Até o momento ninguém foi responsabilizado por tamanhas atrocidades. Durante a pandemia os ataques contra as comunidades não pararam e as manifestações de ódio e racismo aumentaram muito nas redes sociais. Quando vão para a cidade em busca de alimentos, os Guarani e Kaiowá sofrem preconceito por parte da população e são acusados de ser a fonte da doença.

Não há qualquer possibilidade de mudança nas posturas do governo que trata os indígenas como inimigos e lhes aplica o princípio de guerra de que todo inimigo deve ser eliminado. Como os Guarani e Kaiowá denunciam na carta emergencial, há uma política genocida em curso. A final de contas esta crise sanitária está mostrando como indígenas e trabalhadores em geral são descartáveis para o capital.

Correio da Cidadania: Quais as perspectivas da pandemia nas aldeias de acordo com o que debatemos aqui e com o que você possui de informação e conhecimento?

Gabriela Guillen: O boletim epidemiológico de 27 de maio revela 72 novos casos de indígenas confirmados com a Covid-19 na aldeia Bororó/Jaguapiru. Os pacientes estão estáveis e até o momento não tem havido necessidade de internação nas UTIs dos hospitais de Dourados. Mesmo assim a situação é preocupante por todas as condições de precariedade social e econômica e a instabilidade jurídica e institucional que fragilizam as comunidades.

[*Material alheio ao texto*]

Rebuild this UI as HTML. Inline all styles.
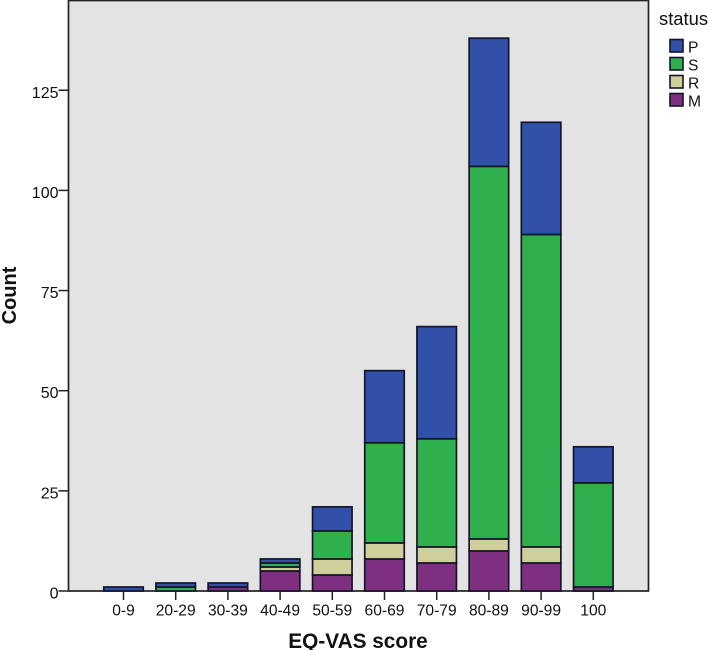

Além da falta de estrutura adequada dentro da aldeia eles dependem de um SUS extremamente precarizado. Em Dourados os contágios por coronavirus vêm aumentando de forma acelerada: atualmente são 197 casos. O sinal de alerta acende quando analisamos a capacidade hospitalar da cidade, há um risco de colapso alto, pois existem apenas 80 leitos de UTI e outros 76 leitos com ventiladores mecânicos e Dourados atende 33 cidades sul-mato-grossenses que totalizam uma população de 800 mil pessoas.

Nesse cenário adverso os Guarani e Kaiowá começaram a se auto-organizar. Montaram mais de 22 barreiras sanitárias nos seus territórios em Dourados e outros municípios da região, restringindo a entrada de carros, de pessoas estranhas e de vendedores ambulantes. Contam com kits de higienização fornecidos por toda uma rede solidária conformada por aliados dos movimentos sociais, sindicatos e uma extensa rede de apoiadores que tem sido importante para fazer frente à emergência alimentar que já existia e se agudiza com a crise econômica e pandêmica.

Existem iniciativas internas na aldeia Bororó/Jaguapirú que revelam formas de reprodução autônoma. Há algum tempo famílias indígenas vêm se organizando para produzir alimentos saudáveis, se recusam a continuar dependendo das cestas básicas distribuídas pelos órgãos públicos e estão plantando alimentos orgânicos para autoconsumo e para ajudar outras famílias que neste momento se encontram mais necessitadas. Em Caarapó, nas retomadas às margens da aldeia Tey´i Kue, há iniciativas de mulheres indígenas que estão se organizando para plantar e encarar o aprofundamento da fome desde seus territórios. Elas nós ensinam a importância da recuperação da terra e a autonomia necessária para continuar a vida.

Gabriel Brito é jornalista e editor do Correio da Cidadania.